What you will do – Pull out exactly the lines from the line containing "Clone this chart in D3.js." to the line containing "const yx = c => cx(c) + gap/2;", both lines included, with pictures removed from the copy.

-- Start Excerpted data --

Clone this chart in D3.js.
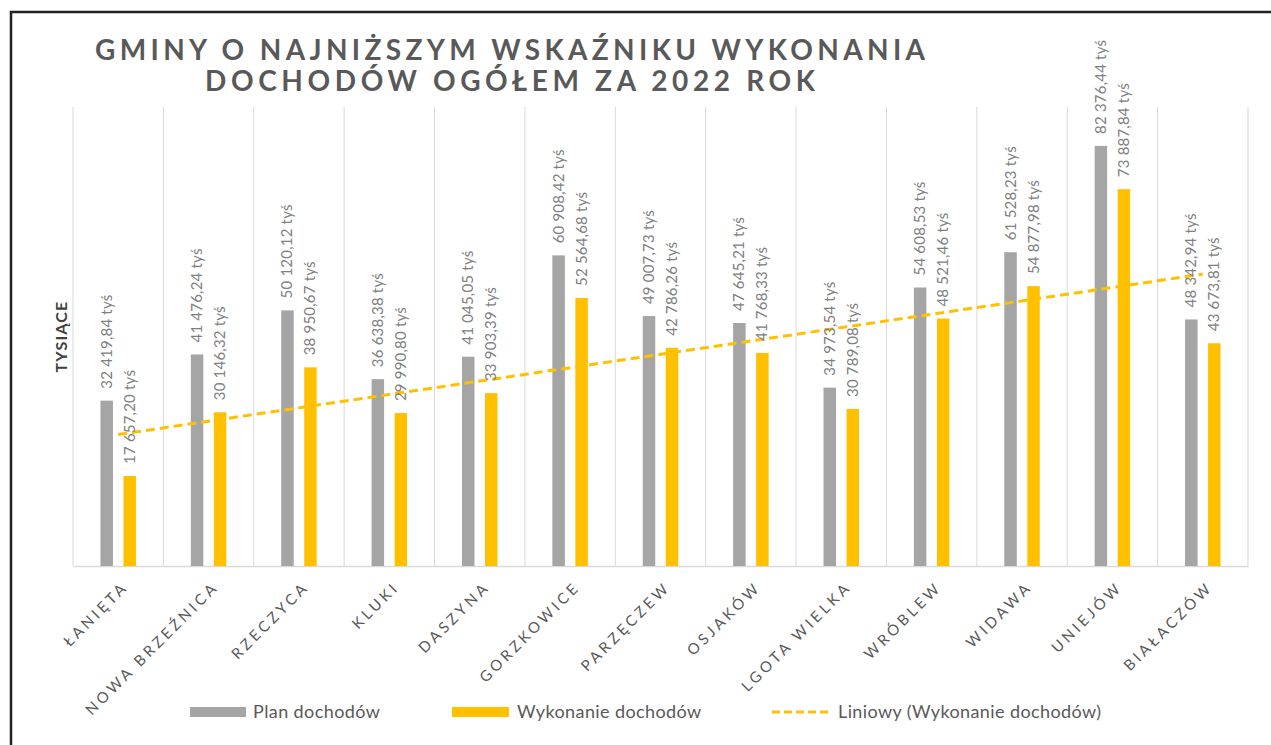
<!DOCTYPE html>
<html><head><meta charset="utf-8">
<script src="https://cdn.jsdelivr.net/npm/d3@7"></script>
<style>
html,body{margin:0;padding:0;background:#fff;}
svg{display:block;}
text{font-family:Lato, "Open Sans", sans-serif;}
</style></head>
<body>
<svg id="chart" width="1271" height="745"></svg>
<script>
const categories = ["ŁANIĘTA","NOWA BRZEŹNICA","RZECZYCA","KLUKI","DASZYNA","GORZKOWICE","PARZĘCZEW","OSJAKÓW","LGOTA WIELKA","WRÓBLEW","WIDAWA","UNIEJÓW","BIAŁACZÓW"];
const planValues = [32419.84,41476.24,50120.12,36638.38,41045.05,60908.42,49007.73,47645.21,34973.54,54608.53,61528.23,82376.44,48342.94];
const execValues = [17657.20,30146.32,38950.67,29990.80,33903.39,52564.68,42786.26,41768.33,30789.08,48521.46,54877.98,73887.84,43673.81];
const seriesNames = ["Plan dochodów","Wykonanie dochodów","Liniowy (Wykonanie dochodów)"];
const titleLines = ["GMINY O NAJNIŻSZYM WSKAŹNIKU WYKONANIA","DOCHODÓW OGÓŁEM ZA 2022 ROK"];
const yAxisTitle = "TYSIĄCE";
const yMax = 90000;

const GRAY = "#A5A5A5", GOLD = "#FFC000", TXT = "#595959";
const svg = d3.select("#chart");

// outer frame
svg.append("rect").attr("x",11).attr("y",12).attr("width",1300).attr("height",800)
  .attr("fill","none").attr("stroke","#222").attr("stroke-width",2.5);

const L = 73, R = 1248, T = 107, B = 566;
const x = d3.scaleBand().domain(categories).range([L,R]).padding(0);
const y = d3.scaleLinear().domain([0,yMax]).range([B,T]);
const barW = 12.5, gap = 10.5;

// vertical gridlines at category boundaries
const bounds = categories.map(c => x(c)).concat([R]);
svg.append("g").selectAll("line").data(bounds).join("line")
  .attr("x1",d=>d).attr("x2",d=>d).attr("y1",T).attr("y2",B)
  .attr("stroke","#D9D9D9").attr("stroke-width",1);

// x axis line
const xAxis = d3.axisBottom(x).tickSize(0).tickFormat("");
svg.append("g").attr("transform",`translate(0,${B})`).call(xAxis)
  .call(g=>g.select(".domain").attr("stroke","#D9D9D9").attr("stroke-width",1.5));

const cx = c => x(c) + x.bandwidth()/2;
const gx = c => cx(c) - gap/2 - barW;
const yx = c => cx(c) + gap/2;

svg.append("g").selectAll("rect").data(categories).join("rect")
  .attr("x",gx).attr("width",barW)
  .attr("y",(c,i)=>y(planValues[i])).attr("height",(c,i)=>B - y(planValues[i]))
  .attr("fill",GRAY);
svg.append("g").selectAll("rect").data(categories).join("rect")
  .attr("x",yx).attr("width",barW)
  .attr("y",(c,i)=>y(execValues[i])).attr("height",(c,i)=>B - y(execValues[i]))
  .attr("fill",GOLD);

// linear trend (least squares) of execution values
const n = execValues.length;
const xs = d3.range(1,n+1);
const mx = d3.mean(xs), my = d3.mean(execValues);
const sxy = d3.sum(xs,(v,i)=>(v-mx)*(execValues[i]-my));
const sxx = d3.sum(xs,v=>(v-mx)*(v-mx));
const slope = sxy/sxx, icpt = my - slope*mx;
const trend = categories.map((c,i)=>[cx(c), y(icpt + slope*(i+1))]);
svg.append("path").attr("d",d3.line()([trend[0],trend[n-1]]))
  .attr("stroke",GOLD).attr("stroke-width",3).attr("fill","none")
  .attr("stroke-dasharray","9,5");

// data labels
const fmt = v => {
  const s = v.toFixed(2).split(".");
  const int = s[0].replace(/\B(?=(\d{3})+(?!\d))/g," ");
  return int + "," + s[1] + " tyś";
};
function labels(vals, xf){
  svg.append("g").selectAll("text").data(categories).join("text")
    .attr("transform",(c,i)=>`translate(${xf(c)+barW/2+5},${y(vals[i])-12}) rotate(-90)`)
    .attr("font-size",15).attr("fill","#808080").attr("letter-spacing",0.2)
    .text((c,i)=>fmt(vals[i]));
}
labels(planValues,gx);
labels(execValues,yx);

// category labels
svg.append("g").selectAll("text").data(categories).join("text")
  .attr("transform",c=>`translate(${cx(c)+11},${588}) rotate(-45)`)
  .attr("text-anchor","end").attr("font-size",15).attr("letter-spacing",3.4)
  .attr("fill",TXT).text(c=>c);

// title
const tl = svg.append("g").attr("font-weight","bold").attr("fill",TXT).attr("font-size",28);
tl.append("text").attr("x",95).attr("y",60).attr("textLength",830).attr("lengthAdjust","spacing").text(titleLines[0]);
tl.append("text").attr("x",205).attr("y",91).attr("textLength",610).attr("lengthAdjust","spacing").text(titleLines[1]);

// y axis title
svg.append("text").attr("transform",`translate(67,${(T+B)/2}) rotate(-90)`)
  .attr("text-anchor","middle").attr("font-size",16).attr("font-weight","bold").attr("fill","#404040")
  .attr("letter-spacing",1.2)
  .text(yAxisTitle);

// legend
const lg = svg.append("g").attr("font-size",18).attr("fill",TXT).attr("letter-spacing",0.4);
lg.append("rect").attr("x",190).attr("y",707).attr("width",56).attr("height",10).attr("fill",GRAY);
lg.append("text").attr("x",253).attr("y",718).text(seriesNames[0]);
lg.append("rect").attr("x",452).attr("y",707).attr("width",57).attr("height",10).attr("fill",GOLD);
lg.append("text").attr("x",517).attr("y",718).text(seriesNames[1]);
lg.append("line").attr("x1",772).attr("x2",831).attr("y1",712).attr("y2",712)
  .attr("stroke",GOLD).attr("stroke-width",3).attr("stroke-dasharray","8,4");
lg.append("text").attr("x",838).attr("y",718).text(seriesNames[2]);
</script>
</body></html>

-- End Excerpted data --
-- Start Excerpted data --

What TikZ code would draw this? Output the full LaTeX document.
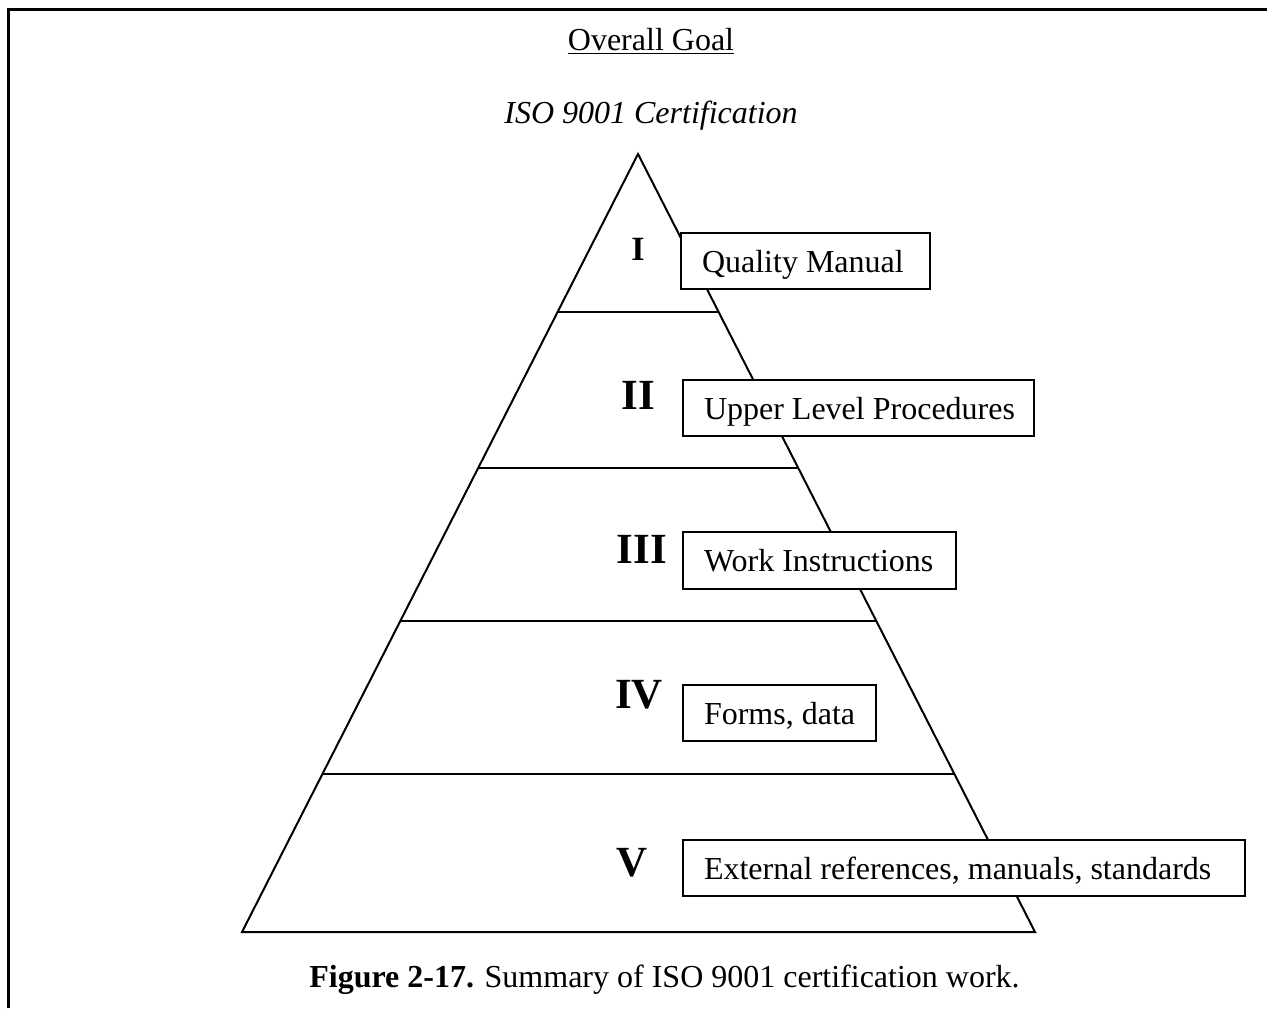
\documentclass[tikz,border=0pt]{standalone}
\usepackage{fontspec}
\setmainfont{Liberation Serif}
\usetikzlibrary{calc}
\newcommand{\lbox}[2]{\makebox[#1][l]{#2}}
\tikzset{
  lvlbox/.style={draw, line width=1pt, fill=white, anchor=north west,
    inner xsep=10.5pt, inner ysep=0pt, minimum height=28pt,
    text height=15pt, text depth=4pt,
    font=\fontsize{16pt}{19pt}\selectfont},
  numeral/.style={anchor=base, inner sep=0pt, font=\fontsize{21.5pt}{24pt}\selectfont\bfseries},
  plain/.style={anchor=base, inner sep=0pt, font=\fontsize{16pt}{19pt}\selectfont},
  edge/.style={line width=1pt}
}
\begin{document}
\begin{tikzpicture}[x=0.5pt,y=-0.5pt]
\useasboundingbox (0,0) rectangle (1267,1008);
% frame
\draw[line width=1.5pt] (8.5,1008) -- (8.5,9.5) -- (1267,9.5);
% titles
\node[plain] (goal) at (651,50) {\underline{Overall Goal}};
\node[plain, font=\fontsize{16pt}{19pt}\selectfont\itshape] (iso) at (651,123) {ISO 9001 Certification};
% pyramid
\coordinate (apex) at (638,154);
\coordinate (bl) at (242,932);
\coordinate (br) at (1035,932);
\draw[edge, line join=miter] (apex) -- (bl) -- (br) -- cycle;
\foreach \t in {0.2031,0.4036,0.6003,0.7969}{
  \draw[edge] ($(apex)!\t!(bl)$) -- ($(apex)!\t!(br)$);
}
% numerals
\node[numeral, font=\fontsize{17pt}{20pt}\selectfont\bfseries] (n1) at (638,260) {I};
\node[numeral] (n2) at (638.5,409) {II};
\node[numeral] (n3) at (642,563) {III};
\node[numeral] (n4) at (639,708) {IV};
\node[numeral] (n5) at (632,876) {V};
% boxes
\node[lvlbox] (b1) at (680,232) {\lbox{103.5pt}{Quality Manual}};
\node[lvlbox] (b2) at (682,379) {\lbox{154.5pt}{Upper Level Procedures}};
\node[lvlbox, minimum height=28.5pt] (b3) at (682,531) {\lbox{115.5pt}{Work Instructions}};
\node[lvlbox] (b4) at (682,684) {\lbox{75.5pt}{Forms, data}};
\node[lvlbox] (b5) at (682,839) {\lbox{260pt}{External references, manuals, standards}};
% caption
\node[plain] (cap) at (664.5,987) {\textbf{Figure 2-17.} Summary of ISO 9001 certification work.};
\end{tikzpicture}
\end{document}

-- End Excerpted data --

Finished answer –
Clone this chart in D3.js.
<!DOCTYPE html>
<html><head><meta charset="utf-8">
<script src="https://cdn.jsdelivr.net/npm/d3@7"></script>
<style>
html,body{margin:0;padding:0;background:#fff;}
svg{display:block;}
text{font-family:Lato, "Open Sans", sans-serif;}
</style></head>
<body>
<svg id="chart" width="1271" height="745"></svg>
<script>
const categories = ["ŁANIĘTA","NOWA BRZEŹNICA","RZECZYCA","KLUKI","DASZYNA","GORZKOWICE","PARZĘCZEW","OSJAKÓW","LGOTA WIELKA","WRÓBLEW","WIDAWA","UNIEJÓW","BIAŁACZÓW"];
const planValues = [32419.84,41476.24,50120.12,36638.38,41045.05,60908.42,49007.73,47645.21,34973.54,54608.53,61528.23,82376.44,48342.94];
const execValues = [17657.20,30146.32,38950.67,29990.80,33903.39,52564.68,42786.26,41768.33,30789.08,48521.46,54877.98,73887.84,43673.81];
const seriesNames = ["Plan dochodów","Wykonanie dochodów","Liniowy (Wykonanie dochodów)"];
const titleLines = ["GMINY O NAJNIŻSZYM WSKAŹNIKU WYKONANIA","DOCHODÓW OGÓŁEM ZA 2022 ROK"];
const yAxisTitle = "TYSIĄCE";
const yMax = 90000;

const GRAY = "#A5A5A5", GOLD = "#FFC000", TXT = "#595959";
const svg = d3.select("#chart");

// outer frame
svg.append("rect").attr("x",11).attr("y",12).attr("width",1300).attr("height",800)
  .attr("fill","none").attr("stroke","#222").attr("stroke-width",2.5);

const L = 73, R = 1248, T = 107, B = 566;
const x = d3.scaleBand().domain(categories).range([L,R]).padding(0);
const y = d3.scaleLinear().domain([0,yMax]).range([B,T]);
const barW = 12.5, gap = 10.5;

// vertical gridlines at category boundaries
const bounds = categories.map(c => x(c)).concat([R]);
svg.append("g").selectAll("line").data(bounds).join("line")
  .attr("x1",d=>d).attr("x2",d=>d).attr("y1",T).attr("y2",B)
  .attr("stroke","#D9D9D9").attr("stroke-width",1);

// x axis line
const xAxis = d3.axisBottom(x).tickSize(0).tickFormat("");
svg.append("g").attr("transform",`translate(0,${B})`).call(xAxis)
  .call(g=>g.select(".domain").attr("stroke","#D9D9D9").attr("stroke-width",1.5));

const cx = c => x(c) + x.bandwidth()/2;
const gx = c => cx(c) - gap/2 - barW;
const yx = c => cx(c) + gap/2;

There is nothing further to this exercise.